Finding Values of 'a' for f ''(x) + f(x)=0

[oswald]

Let us take the first three non-zero terms of Maclaurin's expansion of
f(x)= Asen(ax) + Bcos(ax).
Determine for which values of a the equation f ' '(x) + f(x) = 0.

 

[Gib Z]

Welcome to Physicsforums Oswald.

In this case it seems better to leave f(x) in exact form. Can you find f''(x) and express it in terms of f(x) ?

 

[HallsofIvy]

Let us take the first three non-zero terms of Maclaurin's expansion of
f(x)= Asen(ax) + Bcos(ax).
Determine for which values of a the equation f ' '(x) + f(x) = 0.

That looks like a homework problem and you haven't said anything about what YOU have already done. Do you know how to find the MacLaurin's series for a function?

 

[oswald]

Maclaurin Serie solution

I have done this, but it doesn't work...
......∞
A sin(ax) = A[ ∑ (-1)^k . (ax)^2k+1 ] / (2k+1)! to find Maclaurin series of A sin(ax)
......0
......∞
B cos(ax) = B[ ∑ (-1)^k . (ax)^2k ] / (2k)! is Maclaurin Series of B cos(ax)
......0

hence:

A sin(ax) = Aax - Aa³x³/6 + Aa^5x^5/120

B cos(ax) = 1 - Ba²x²/2 + Ba^4x^4/24

f''(x) + f(x) = 0

what is f''(x)? I think its:

f''(x) = 0 + 1
f(x) = A sen(ax) + B cos(ax)

so,

0 + 1 + Asen(ax) + B cos(ax) = 0

Asen(ax) + Bcos(ax) = -1

the answer is a= 1 and a= -1, but i don't know how. Is the value of A, B and x important?

 

[oswald]

Hi,i found the solution in yahoo...

Take your function and differentiate it twice. observe that

f '' (x) = - a^2 f(x)

Substitute this into the equation.

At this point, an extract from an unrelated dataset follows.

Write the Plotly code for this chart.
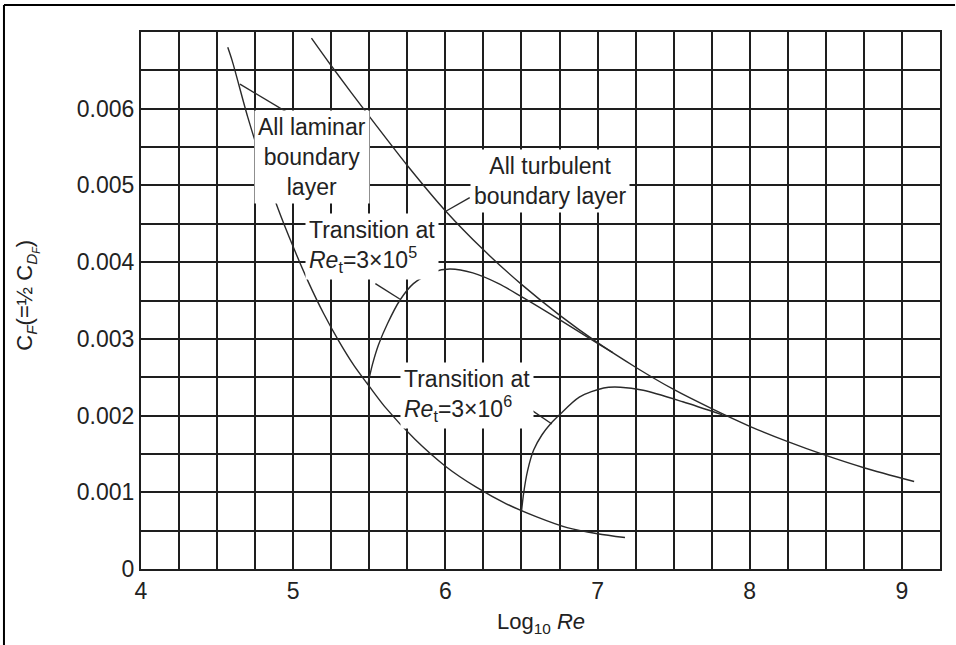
import plotly.graph_objects as go

# ---- data ----
lam_x = [4.57, 4.6, 4.7, 4.8, 4.9, 5.0, 5.1, 5.2, 5.3, 5.4, 5.5, 5.6, 5.8, 6.0, 6.2, 6.4, 6.6, 6.8, 7.0, 7.18]
lam_y = [0.00680, 0.00662, 0.00590, 0.00527, 0.00470, 0.00420, 0.00374, 0.00333, 0.00297, 0.00265,
         0.00238, 0.00212, 0.00169, 0.00134, 0.00107, 0.00085, 0.00068, 0.00054, 0.00046, 0.00041]

turb_x = [5.12, 5.25, 5.5, 5.75, 6.0, 6.25, 6.5, 6.75, 7.0, 7.25, 7.5, 7.75, 8.0, 8.25, 8.5, 8.75, 9.08]
turb_y = [0.00692, 0.00656, 0.00590, 0.00526, 0.00467, 0.00416, 0.00371, 0.00331, 0.00295, 0.00263,
          0.00234, 0.00209, 0.00186, 0.00166, 0.00148, 0.00132, 0.00114]

trans1_x = [5.49, 5.52, 5.56, 5.62, 5.70, 5.79, 5.92, 6.03, 6.18, 6.35, 6.5, 6.75, 7.0, 7.1]
trans1_y = [0.00240, 0.00266, 0.00292, 0.00320, 0.00350, 0.00372, 0.00387, 0.00391, 0.00386,
            0.00372, 0.00355, 0.00325, 0.00294, 0.00282]

trans2_x = [6.50, 6.515, 6.54, 6.58, 6.635, 6.69, 6.75, 6.88, 7.04, 7.15, 7.30, 7.56, 7.82]
trans2_y = [0.00075, 0.00100, 0.00128, 0.00155, 0.00175, 0.00189, 0.00201, 0.00224, 0.00236, 0.00237,
            0.00233, 0.00218, 0.00201]

# leader lines (label -> curve)
lead_lam_x = [4.65, 4.98]
lead_lam_y = [0.00632, 0.00593]
lead_turb_x = [6.0, 6.16]
lead_turb_y = [0.00466, 0.00484]
lead_t1_x = [5.54, 5.70]
lead_t1_y = [0.00372, 0.00352]
lead_t2_x = [6.53, 6.70]
lead_t2_y = [0.00212, 0.00189]

x_ticks = [4, 5, 6, 7, 8, 9]
y_ticks = [0, 0.001, 0.002, 0.003, 0.004, 0.005, 0.006]
y_ticktext = ["0", "0.001", "0.002", "0.003", "0.004", "0.005", "0.006"]

labels = [
    ("All laminar<br>boundary<br>layer", 5.124, 0.00537, "center"),
    ("All turbulent<br>boundary layer", 6.69, 0.00506, "center"),
    ("Transition at<br><i>Re</i><sub>t</sub>=3×10<sup>5</sup>", 5.52, 0.00420, "left"),
    ("Transition at<br><i>Re</i><sub>t</sub>=3×10<sup>6</sup>", 6.139, 0.00226, "left"),
]

FONT = "Liberation Sans, Arial, sans-serif"
CURVE = dict(color="#2a2a2a", width=1.4, smoothing=0.8)
GRID = "#1e1e1e"

fig = go.Figure()
for xs, ys in [(lam_x, lam_y), (turb_x, turb_y), (trans1_x, trans1_y), (trans2_x, trans2_y),
               (lead_lam_x, lead_lam_y), (lead_turb_x, lead_turb_y),
               (lead_t1_x, lead_t1_y), (lead_t2_x, lead_t2_y)]:
    fig.add_trace(go.Scatter(x=xs, y=ys, mode="lines", line=CURVE, line_shape="spline",
                             showlegend=False, hoverinfo="skip"))

for txt, x, y, al in labels:
    fig.add_annotation(x=x, y=y, xref="x", yref="y", text=txt, showarrow=False,
                       align=al, bgcolor="white", borderpad=3,
                       font=dict(family=FONT, size=23, color="#222"))

# y-axis title (rotated)
fig.add_annotation(x=-0.142, y=0.51, xref="paper", yref="paper", textangle=-90,
                   text="C<sub><i>F</i></sub>(=½ C<sub><i>D</i><sub><i>F</i></sub></sub>)",
                   showarrow=False, xanchor="center", yanchor="middle",
                   font=dict(family=FONT, size=22, color="#222"))
# x-axis title
fig.add_annotation(x=0.5, y=-0.101, xref="paper", yref="paper",
                   text="Log<sub>10</sub> <i>Re</i>", showarrow=False,
                   xanchor="center", yanchor="middle",
                   font=dict(family=FONT, size=22, color="#222"))

# outer frame (top and left lines)
fig.add_shape(type="line", xref="paper", yref="paper", x0=-0.1715, x1=1.0188, y0=1.0503, y1=1.0503,
              line=dict(color="black", width=2))
fig.add_shape(type="line", xref="paper", yref="paper", x0=-0.1715, x1=-0.1715, y0=1.0503, y1=-0.15,
              line=dict(color="black", width=2))

fig.update_xaxes(range=[4, 9.25], tickvals=x_ticks, ticks="", showgrid=True,
                 gridcolor=GRID, gridwidth=1.6,
                 minor=dict(tick0=4, dtick=0.25, showgrid=True, gridcolor=GRID, gridwidth=1.6, ticks=""),
                 showline=True, mirror=True, linecolor="#1e1e1e", linewidth=2,
                 zeroline=False, ticklabelstandoff=0,
                 tickfont=dict(family=FONT, size=23, color="#222"))
fig.update_yaxes(range=[0, 0.007], tickvals=y_ticks, ticktext=y_ticktext, ticks="",
                 showgrid=True, gridcolor=GRID, gridwidth=1.6,
                 minor=dict(tick0=0, dtick=0.0005, showgrid=True, gridcolor=GRID, gridwidth=1.6, ticks=""),
                 showline=True, mirror=True, linecolor="#1e1e1e", linewidth=2,
                 zeroline=False, tickfont=dict(family=FONT, size=23, color="#222"))

fig.update_layout(width=956, height=645, autosize=False,
                  margin=dict(l=141, r=16, t=32, b=76),
                  paper_bgcolor="white", plot_bgcolor="white",
                  font=dict(family=FONT, color="#222"))

fig.write_html("out.html", config={"displayModeBar": False},
               post_script="document.body.style.margin='0';"
                           "document.body.style.overflow='hidden';"
                           "document.documentElement.style.overflow='hidden';")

One possibility is that
A=B=0. Otherwise, cancel f(x) and you have a simple algebraic equation for a to solve.
have done:
f²(x)= -a²f(x)
so,
-a²f(x)+f(x)=0
f(x)[-a²+1]=0
a= 1 or -1!
i don't know why the teacher ask for Maclaurin series...

 

[Gib Z]

I don't know why you didn't just take my hint, which got at exactly the same thing, rather than go to Yahoo.